Members of France's counter-terror force have expressed anger at their commander accusing him of cowardice for failing to tackle the jihadists responsible for the Bataclan massacre.

Personnel from the Gendarmerie Intervention Group (GIGN) expressed their outrage in an anonymous letter to their force's chief at what they said was the failure of Colonel Hubert Bonneau to order a unit on standby near the Bataclan to take on the three gunmen who killed 89 people there.

Describing him as a man of "little courage", the gendarmes said: "For two years we have submitted to the unjust and barely legitimate command of Colonel Bonneau . . . a bad leader who does his best to minimise the intervention force," said the letter, which was signed collectively "the intervention spirit".

"While there were 40 of us ready for action... ready to lead the assault, ready to halt the killing," Colonel Bonneau "quietly waited to be called in while hiding behind a tale about geographic responsibilities", it said, according to The Times.

A French parliamentary inquiry into the siege looked into why it took police two hours to storm the Bataclan but concluded there was no police failure.

The city's prefect of police, rather than the gendarmerie, was in charge of the operation and there is considerable rivalry between the GIGN and the police tactical intervention force, the RAID which was at the scene of the attack.

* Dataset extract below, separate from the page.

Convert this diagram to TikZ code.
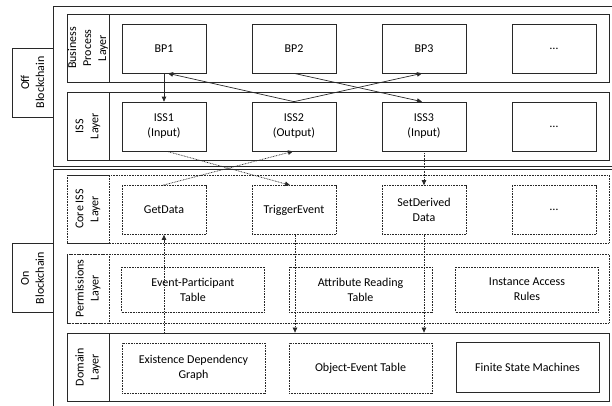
\documentclass[tikz,border=0pt]{standalone}
\usepackage{fontspec}
\setmainfont{Carlito}
\usetikzlibrary{arrows.meta, calc, positioning}
\definecolor{linegray}{RGB}{40,40,40}

\begin{document}
\begin{tikzpicture}[x=1pt, y=-1pt, >={Triangle[length=5pt, width=4.5pt]},
    font=\fontsize{12}{15}\selectfont,
    every node/.style={align=center, inner sep=1pt},
    dots/.style={dash pattern=on 0.8pt off 0.8pt},
    cell/.style={draw=linegray, line width=0.7pt, minimum width=84pt, minimum height=49pt},
    widecell/.style={cell, minimum width=143pt},
    layer/.style={draw=linegray, line width=0.8pt, minimum width=542pt, minimum height=68pt},
    tag/.style={draw=linegray, line width=0.8pt, rotate=90, minimum width=68pt, minimum height=42pt},
    chain/.style={draw=linegray, line width=0.8pt, rotate=90, minimum width=69pt, minimum height=41pt},
    link/.style={->, linegray, line width=0.7pt},
    dotlink/.style={link, dots}]
    \useasboundingbox (0,0) rectangle (612,405);
    \clip (0,0) rectangle (612,405);

    % Outer frames
    \draw[linegray, line width=0.9pt] (53,6) rectangle (620,166);
    \draw[linegray, line width=0.9pt] (53,169) rectangle (620,420);
    \node[chain] (off) at (32.5,82.5) {Off\\Blockchain};
    \node[chain] (on) at (32.5,278) {On\\Blockchain};

    % Layers
    \node[layer] (bpl) at (338,48) {};
    \node[tag] (bptag) at (88,48) {Business\\Process\\Layer};
    \node[layer] (issl) at (338,126) {};
    \node[tag] (isstag) at (88,126) {ISS\\Layer};
    \node[layer, dots] (corel) at (338,209) {};
    \node[tag, dots] (coretag) at (88,209) {Core ISS\\Layer};
    \node[layer, dots, minimum height=69pt] (perml) at (338,288.5) {};
    \node[tag, dots, minimum width=69pt] (permtag) at (88,288.5) {Permissions\\Layer};
    \node[layer] (doml) at (338,367) {};
    \node[tag] (domtag) at (88,367) {Domain\\Layer};

    % Business processes
    \node[cell] (bp1) at (164,48.5) {BP1};
    \node[cell] (bp2) at (294,48.5) {BP2};
    \node[cell] (bp3) at (424,48.5) {BP3};
    \node[cell] (bp4) at (554,48.5) {\ldots};

    % ISS
    \node[cell] (iss1) at (164,126.5) {ISS1\\(Input)};
    \node[cell] (iss2) at (294,126.5) {ISS2\\(Output)};
    \node[cell] (iss3) at (424,126.5) {ISS3\\(Input)};
    \node[cell] (iss4) at (554,126.5) {\ldots};

    % Core ISS
    \node[cell, dots] (getd) at (164,210) {GetData};
    \node[cell, dots] (trig) at (294,210) {TriggerEvent};
    \node[cell, dots] (setd) at (424,210) {SetDerived\\Data};
    \node[cell, dots] (core4) at (554,210) {\ldots};

    % Permissions
    \node[widecell, dots, minimum height=45pt] (ept) at (193,289.5) {Event-Participant\\Table};
    \node[widecell, dots, minimum height=45pt] (art) at (360.5,289.5) {Attribute Reading\\Table};
    \node[widecell, dots, minimum height=45pt] (iar) at (527,289.5) {Instance Access\\Rules};

    % Domain
    \node[widecell, dots, minimum height=50pt] (edg) at (193.5,368) {Existence Dependency\\Graph};
    \node[widecell, dots, minimum height=50pt] (oet) at (360.5,368) {Object-Event Table};
    \node[widecell, minimum height=50pt] (fsm) at (527.5,367) {Finite State Machines};

    % Off-chain links
    \draw[link] (bp1.south) -- (iss1.north);
    \draw[link] (iss2.north) -- ($(bp1.south)+(4,0)$);
    \draw[link] (iss2.north) -- ($(bp3.south)-(2,0)$);
    \draw[link] (bp2.south) -- ($(iss3.north)-(2,0)$);

    % On-chain links
    \draw[dotlink] ($(iss1.south)+(3,0)$) -- ($(trig.north)-(4,0)$);
    \draw[dotlink] ($(getd.north)-(1,0)$) -- ($(iss2.south)-(1,0)$);
    \draw[dotlink] (iss3.south) -- (setd.north);
    \draw[dotlink] (getd.south |- doml.north) -- (getd.south);
    \draw[dotlink] ($(trig.south)+(1,0)$) -- ($(trig.south |- doml.north)+(1,0)$);
    \draw[dotlink] (setd.south) -- (setd.south |- doml.north);
\end{tikzpicture}
\end{document}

French MP Sébastien Pietrasanta, said the letter of discontent was due to a small part of the GIGN being unhappy at being excluded from the biggest hostage situation in France since World War Two.

The overall Gendarmerie command, headed by General Denis Favier said that "nothing supports the theory of a dysfunction in the use of the GIGN".

Massacre mastermind still at large

Abdelhamid Abaaoud syria
French MPs were told that Abdelhamid Abaaoud (pictured) was not the mastermind but simply a co-ordinator behind the Bataclan attacks Reuters

Meanwhile it emerged on Wednesday (13 July) that the man who was thought to have masterminded the attacks, Abdelhamid Abaaoud was only a co-ordinator and that the true mastermind was still at large.

The head of France's external intelligence agency, Bernard Bajolet, told a parliamentary inquiry in May, although it only emerged this week, that Belgian-born Moroccan Abaaoud did not plan the strikes.

"We know the mastermind but I will remain discreet on this point," Bernard Bajolet told MPs, while security sources would not specify his name, the Telegraph reported.

Security sources declined to specify the Isil commander's name or whereabouts but said every effort was being made to capture him.

Meanwhile the state of emergency declared in November will end in two weeks, having been extended for the third time in May to secure the European football championship and the Tour de France.